During the return to Earth, Command Module Pilot Al Worden performed the first deep space spacewalk.
Irwin suffered a “minor” heart attack during the return to Earth.
Despite the significant scientific achievements of the mission, it is today best known for the stamp scandal that broke following splash down.
The envelope measures 6.5 x 3.5 inches. It bears a cachet of the Apollo 15 emblem.
It includes three stamps. A single 10c “First man on the Moon” stamp is cancelled by a postmark from the Kennedy Space Center, dated the morning of launch - July 26, 1971.
A pair of 8c “A decade of achievement / United States in Space” stamps is cancelled by a postmark from the USS Okinawa and dated the morning of August 7, 1971 – the date of splashdown and recovery of the crew from the Pacific.
The cover is signed attractively and clearly in black fountain pen by the three astronauts: Dave Scott, Jim Irwin and Al Worden.

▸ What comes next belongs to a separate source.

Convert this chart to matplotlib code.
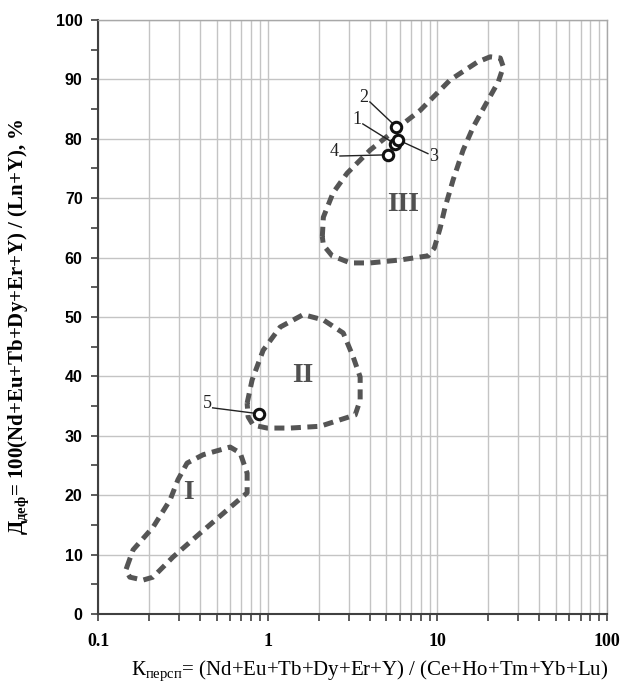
import matplotlib
matplotlib.use("Agg")
import matplotlib.pyplot as plt
from matplotlib.ticker import FixedLocator, NullFormatter, MultipleLocator

plt.rcParams['mathtext.fontset'] = 'custom'
plt.rcParams['mathtext.rm'] = 'Liberation Serif'
plt.rcParams['mathtext.bf'] = 'Liberation Serif:bold'

# ---- data ----
point_ids = ["1", "2", "3", "4", "5"]
point_x = [5.65, 5.73, 5.89, 5.14, 0.891]
point_y = [79.1, 82.0, 79.8, 77.3, 33.7]
label_x = [3.37, 3.71, 9.47, 2.47, 0.439]
label_y = [83.3, 87.0, 77.1, 77.9, 35.5]

region_I_x = [0.148, 0.161, 0.211, 0.266, 0.296, 0.335, 0.416, 0.601, 0.689, 0.757,
              0.757, 0.577, 0.400, 0.277, 0.211, 0.184, 0.154, 0.146]
region_I_y = [7.9, 10.8, 14.6, 19.2, 22.6, 25.4, 26.8, 28.1, 27.1, 23.7,
              20.4, 17.5, 13.6, 9.6, 6.2, 5.7, 6.2, 7.4]

region_II_x = [0.757, 0.810, 0.941, 1.185, 1.62, 2.13, 2.79, 3.19, 3.51, 3.51,
               3.28, 2.68, 2.04, 1.36, 0.993, 0.821, 0.767]
region_II_y = [35.5, 39.4, 44.4, 48.3, 50.4, 49.5, 47.3, 43.3, 39.9, 36.0,
               33.5, 32.7, 31.6, 31.3, 31.3, 31.8, 33.2]

region_III_x = [2.10, 2.13, 2.43, 2.94, 4.02, 5.65, 7.94, 11.9, 17.2, 20.5, 23.5,
                24.5, 22.9, 19.2, 16.3, 14.2, 12.4, 11.1, 10.4, 9.60, 8.85, 6.05,
                4.02, 3.07, 2.40, 2.13]
region_III_y = [63.5, 66.8, 70.9, 74.2, 78.1, 81.5, 84.8, 89.9, 92.9, 93.8, 93.6,
                92.1, 89.6, 85.7, 82.0, 78.1, 73.1, 68.4, 65.0, 61.6, 60.3, 59.6,
                59.1, 59.1, 60.3, 62.1]

region_names = ["I", "II", "III"]
region_label_x = [0.340, 1.62, 6.30]
region_label_y = [20.5, 40.2, 68.9]

x_ticks = [0.1, 1, 10, 100]
x_ticklabels = ["0.1", "1", "10", "100"]
y_ticks = list(range(0, 101, 10))

# ---- figure ----
fig = plt.figure(figsize=(6.27, 6.89), dpi=100)
ax = fig.add_axes([0.1563, 0.1089, 0.8117, 0.8621])
ax.set_xscale('log')
ax.set_xlim(0.1, 100)
ax.set_ylim(0, 100)

ax.set_xticks(x_ticks)
ax.set_xticklabels(x_ticklabels, fontfamily='Liberation Serif', fontweight='bold', fontsize=13)
minor = [m * 10.0 ** e for e in (-1, 0, 1) for m in range(2, 10)]
ax.xaxis.set_minor_locator(FixedLocator(minor))
ax.xaxis.set_minor_formatter(NullFormatter())
ax.set_yticks(y_ticks)
ax.set_yticklabels([str(v) for v in y_ticks], fontfamily='Liberation Sans', fontweight='bold', fontsize=11.5)
ax.yaxis.set_minor_locator(MultipleLocator(5))

ax.tick_params(which='both', direction='out', length=5, width=1.2, color='#404040')
ax.tick_params(axis='x', which='major', pad=9)
ax.tick_params(axis='y', which='major', pad=6)

ax.grid(which='major', axis='both', color='#c4c4c4', lw=1.0)
ax.grid(which='minor', axis='x', color='#c4c4c4', lw=1.0)
ax.set_axisbelow(True)

for s in ('top', 'right'):
    ax.spines[s].set_color('#a8a8a8')
    ax.spines[s].set_linewidth(1.0)
for s in ('left', 'bottom'):
    ax.spines[s].set_color('#404040')
    ax.spines[s].set_linewidth(1.5)

dash = dict(color='#555555', lw=3.6, linestyle=(0, (2.0, 1.3)),
            dash_capstyle='butt', solid_joinstyle='round', dash_joinstyle='round')
for rx, ry in ((region_I_x, region_I_y), (region_II_x, region_II_y), (region_III_x, region_III_y)):
    ax.plot(list(rx) + [rx[0]], list(ry) + [ry[0]], **dash)

for name, lx, ly in zip(region_names, region_label_x, region_label_y):
    ax.text(lx, ly, name, fontfamily='Liberation Serif', fontweight='bold', fontsize=20,
            color='#505050', ha='center', va='center')

# leader lines and labels
for pid, px, py, lx, ly in zip(point_ids, point_x, point_y, label_x, label_y):
    ax.plot([lx * (1.08 if lx < px else 0.93), px], [ly - (0.8 if ly > py else -0.4), py],
            color='#222222', lw=1.0)
    ax.text(lx, ly, pid, fontfamily='Liberation Serif', fontsize=13, color='#222222',
            ha='center', va='center')

ax.plot(point_x, point_y, linestyle='none', marker='o', markersize=7.5,
        markerfacecolor='white', markeredgecolor='#111111', markeredgewidth=2.2, zorder=5)

ax.set_xlabel(r'К$_{\mathrm{персп}}$= (Nd+Eu+Tb+Dy+Er+Y) / (Ce+Ho+Tm+Yb+Lu)',
              fontfamily='Liberation Serif', fontsize=15)
ax.xaxis.set_label_coords(0.534, -0.075)
ax.set_ylabel(r'Д$_{\mathbf{деф}}$= 100(Nd+Eu+Tb+Dy+Er+Y) / (Ln+Y), %',
              fontfamily='Liberation Serif', fontweight='bold', fontsize=15)
ax.yaxis.set_label_coords(-0.13, 0.484)

fig.savefig('out.png', dpi=100)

The upper left corner reads: "This envelope was carried to the moon aboard the Apollo 15. #26 of 400 to the lunar surface in L.M. Falcon."
The reverse features the handwritten initials “SNH” of NASA’s general counsel S Neil Hosenball and serial # 075. These relate to NASA’s confiscation of the covers in 1971.
Included is an affidavit signed on July 19, 1983 by Scott, Irwin and Worden, confirming the cover is genuine.
Also included is an October 10, 2011 letter of authenticity from Jim Irwin’s wife, Mary Ellen, certifying the Jim Irwin estate owned the envelope from July 19, 1983 onwards.
A hugely rare, hugely desirable and hugely storied piece of space memorabilia.